There was much the same on Pitcher's comments box where he defended his, his party and his leader's policies. I found two of his remarks rather troubling, first this one:
"Why is ... seeking to end the unjustified discrimination against Catholics in our constitution to be viewed as 'a passing bandwagon' rather than say the consistent views of a conviction politician who believes in personal autonomy and seeking to end sectarian discrimination?"
Aside from the obvious self-aggrandisment in his description of himself - is Evan Harris getting just a little bit carried away by the antics of his fan club? - his supposedly consistent opposition to anti-Catholic discrimation is at variance with his position as honorary associate of the most anti-Catholic organisation in the British Isles, that purveyor of bigotry, the National Secular Society (NSS). Recall who another honorary associate of the NSS is:
Mary Honeyball MEP. Recall her
wondering "should devout Catholics such as Kelly, Browne and Murphy be allowed on the government front bench in the light of their predilection to favour the Pope's word above the government's?" Recall
who sprang to her defence and what he went on to say about David Kerr's membership of an entirely legal group.

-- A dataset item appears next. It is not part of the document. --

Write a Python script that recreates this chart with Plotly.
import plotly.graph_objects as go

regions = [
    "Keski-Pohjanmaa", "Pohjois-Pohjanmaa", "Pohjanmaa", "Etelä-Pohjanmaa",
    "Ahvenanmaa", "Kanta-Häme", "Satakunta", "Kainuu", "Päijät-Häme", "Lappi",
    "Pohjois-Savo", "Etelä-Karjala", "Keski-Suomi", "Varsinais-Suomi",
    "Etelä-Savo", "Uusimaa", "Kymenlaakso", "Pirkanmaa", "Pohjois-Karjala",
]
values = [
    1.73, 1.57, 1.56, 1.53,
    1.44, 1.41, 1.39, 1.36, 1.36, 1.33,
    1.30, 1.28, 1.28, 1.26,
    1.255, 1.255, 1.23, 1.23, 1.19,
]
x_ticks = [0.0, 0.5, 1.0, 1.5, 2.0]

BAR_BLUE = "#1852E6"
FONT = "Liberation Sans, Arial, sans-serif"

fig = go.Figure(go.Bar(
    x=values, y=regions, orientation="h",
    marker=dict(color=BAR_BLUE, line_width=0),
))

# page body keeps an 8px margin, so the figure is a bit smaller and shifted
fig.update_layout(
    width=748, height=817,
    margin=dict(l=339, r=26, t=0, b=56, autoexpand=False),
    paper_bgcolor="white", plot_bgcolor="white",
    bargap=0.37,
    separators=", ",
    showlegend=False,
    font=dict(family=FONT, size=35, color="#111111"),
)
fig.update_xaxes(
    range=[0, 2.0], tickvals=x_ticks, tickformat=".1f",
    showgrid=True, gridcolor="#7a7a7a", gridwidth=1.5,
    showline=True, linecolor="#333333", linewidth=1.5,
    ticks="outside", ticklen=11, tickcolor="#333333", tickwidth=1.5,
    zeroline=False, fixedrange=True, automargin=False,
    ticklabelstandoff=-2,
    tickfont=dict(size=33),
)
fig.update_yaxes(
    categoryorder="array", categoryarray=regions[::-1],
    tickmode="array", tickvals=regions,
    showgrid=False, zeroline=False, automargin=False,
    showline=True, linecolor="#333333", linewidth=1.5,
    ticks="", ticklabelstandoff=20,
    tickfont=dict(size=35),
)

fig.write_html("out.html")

Keeping that sort of company doesn't suggest that Harris is a conviction politician who opposes sectarian discrimination. Much more in character, I feel, is his parthian shot:
"By the way Mr Pitcher, was it deliberate irony of yours to note that the junior civil servant responsible 'has been moved to other duties' given the failure of the Catholic Church hierarchy in some cases to do anything about certain paedophile priests? If so, one cheer for you."
Despite the careful qualifying phrase, "in some cases" his implication is clear; it's a bitchy sectarian jibe. I think it also
fails to
meet the most
scrupulous "
evidence-
based"
standards, as it happens.
Dear, oh dear. I expected better of Evan Harris.